TAYLORSVILLE The new customer service policy goes something like this: "Give them what they want and get them out of the store. Don't try to be the hero."
Inside the Subway restaurant, 4174 S. Redwood, no fewer than seven surveillance cameras are on even when the open sign is not, and posted notes on all the walls remind everyone to "SMILE!!!"
In part, these measures are because of Lloyd Everett Pace, police say, a 45-year-old Taylorsville man who was arrested Tuesday on suspicion of robbing the Subway and eight other businesses around the Salt Lake valley at gunpoint since May.
But Everett isn't the restaurant's most frequent "customer," police say; the robbery was the fourth at the Subway this year alone.
"It brings a lot of peace of mind for people," Allison Riley, a spokeswoman for Subway of Utah, said of the arrest. "It means a lot to know that one case is taken care of, but that doesn't mean you don't learn from the experience."
According to the Taylorsville Police Department, Pace and another man walked into the Subway on June 2 just before 9:45 p.m. The men flashed a handgun and were given a small amount of cash from the register. They wore blue hats.
For employees at Subway, however, the whole thing might be old hat by now.
In September 2006, a man in baggy pants and sunglasses made sure the restaurant was clear, even checking the bathroom before robbing the joint. Armed with a knife, the man jumped over the counter, grabbed money out of the register and ran off without ever saying a word.
And in late February and early March of this year, the Subway was robbed three times in 10 days by a man carrying a gun and wearing a bandana over his face. Taylorsville Police Sgt. Rosie Rivera said those occurrences don't appear to be connected to the latest robbery.
"Unfortunately, that Subway, where it sits, is an easy access for people to get away quickly," she said. "Sometimes it's just location."
The sandwich shop sits between a community college and an arcade in a bustling shopping center where parking stalls can be hard to find. Cars zoom past the place, with its frontage on one of the west side's main thoroughfares, but the lunch crowd finds time to stop.
Location, location, location. "For better or for worse," Riley said.

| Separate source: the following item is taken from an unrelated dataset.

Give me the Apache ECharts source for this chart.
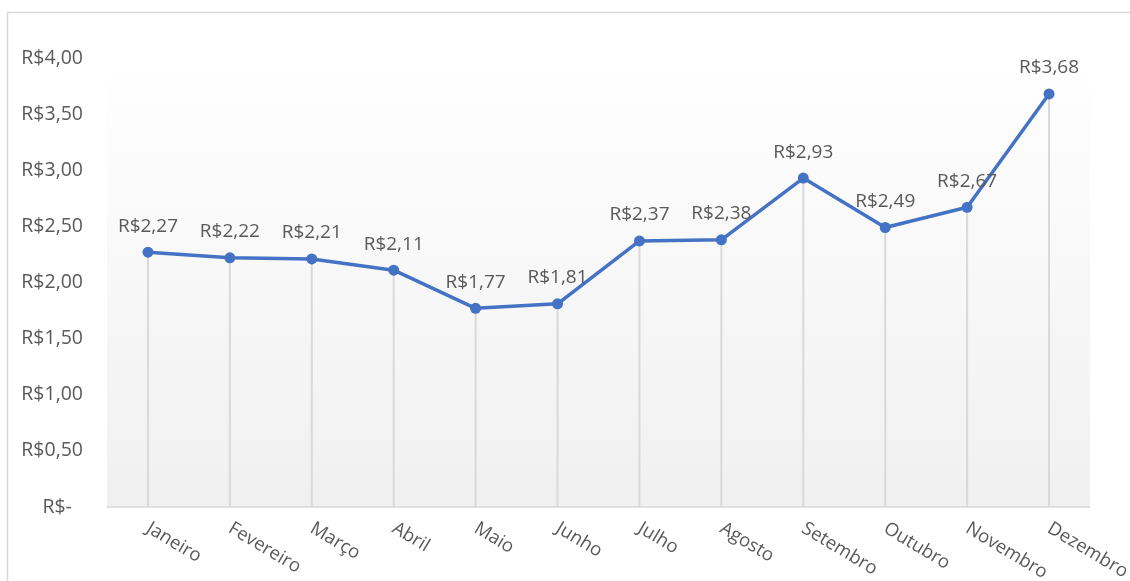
<!DOCTYPE html>
<html>
<head>
<meta charset="utf-8">
<script src="https://cdn.jsdelivr.net/npm/echarts@6/dist/echarts.min.js"></script>
<style>
  html, body { margin: 0; padding: 0; background: #fff; }
  #chart { width: 1130px; height: 581px; }
</style>
</head>
<body>
<div id="chart"></div>
<script>
const meses = ['Janeiro', 'Fevereiro', 'Março', 'Abril', 'Maio', 'Junho', 'Julho', 'Agosto', 'Setembro', 'Outubro', 'Novembro', 'Dezembro'];
const valores = [2.27, 2.22, 2.21, 2.11, 1.77, 1.81, 2.37, 2.38, 2.93, 2.49, 2.67, 3.68];

const fonte = '"Open Sans", sans-serif';
// formato contábil: zero vira "R$-"
const moeda = (v) => v === 0 ? 'R$-\u2007' : 'R$' + v.toFixed(2).replace('.', ',');

const myChart = echarts.init(document.getElementById('chart'));
const option = {
  animation: false,
  backgroundColor: '#fff',
  graphic: [
    {
      type: 'rect',
      shape: { x: 7.5, y: 12.5, width: 1200, height: 700 },
      style: { fill: 'none', stroke: '#d9d9d9', lineWidth: 1.5 },
      silent: true
    }
  ],
  grid: { left: 107, right: 40, top: 58, bottom: 74, show: true, borderWidth: 0,
    outerBoundsMode: 'none',
    containLabel: false,
    backgroundColor: new echarts.graphic.LinearGradient(0, 0, 0, 1, [
      { offset: 0, color: '#ffffff' },
      { offset: 1, color: '#f0f0f0' }
    ])
  },
  xAxis: {
    type: 'category',
    data: meses,
    boundaryGap: true,
    axisLine: { lineStyle: { color: '#d9d9d9', width: 1.5 } },
    axisTick: { show: false },
    axisLabel: { rotate: -31, color: '#595959', fontSize: 18.5, fontFamily: fonte, margin: 20 }
  },
  yAxis: {
    type: 'value',
    min: 0,
    max: 4,
    interval: 0.5,
    splitLine: { show: false },
    axisLine: { show: false },
    axisTick: { show: false },
    axisLabel: { color: '#595959', fontSize: 19.5, fontFamily: fonte, margin: 24, formatter: moeda }
  },
  series: [
    {
      type: 'bar',
      data: valores,
      barWidth: 2,
      silent: true,
      itemStyle: { color: '#d9d9d9' },
      z: 1
    },
    {
      type: 'line',
      data: valores,
      symbol: 'circle',
      symbolSize: 11,
      lineStyle: { color: '#4472c4', width: 3.5 },
      itemStyle: { color: '#4472c4' },
      label: {
        show: true,
        position: 'top',
        distance: 11,
        color: '#595959',
        fontSize: 19,
        fontFamily: fonte,
        formatter: (p) => moeda(p.value)
      },
      z: 3
    }
  ]
};
option && myChart.setOption(option);
</script>
</body>
</html>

After robbing the Subway, police said, Pace and two other men robbed a Little Caesar's restaurant, 3950 W. 5400 South, just 20 minutes later. Since May 14, investigators have linked Pace to five robberies in Taylorsville, two in Salt Lake City, one in South Salt Lake and one in West Jordan, said Taylorsville police detective Troy Martinez.
A search of court records showed Pace pleaded guilty to first-degree felony charges of aggravated robbery in 1994. He was sentenced to a prison term of five years to life. He was released Sept. 24, 2002, and was on parole until Aug. 10, 2004, according to the Utah Department of Corrections.
Following the restaurant's fourth robbery of the year, employees were "obviously a little shaken up," Riley said. "That's certainly unnerving to be in that situation." But the promise of an increased police presence and security cameras helped to ease tensions, she said.
Police said those suspect descriptions and surveillance footage helped crack open the case, and investigators hope it will help them round up two suspects they are still "actively pursuing" in connection with the robberies.
When officers made a traffic stop earlier this week, they noted that Pace matched the description of the robbery suspects, Martinez said. Police gave Pace an open container citation and sent him on his way.Tuesday afternoon, detectives from several local law enforcement agencies and the FBI arrested Pace at the Springhill Apartments, 5600 S. Redwood, just a few blocks down the street from the Subway. He is being held without bail in the Salt Lake County Jail on suspicion of nine counts of aggravated robbery.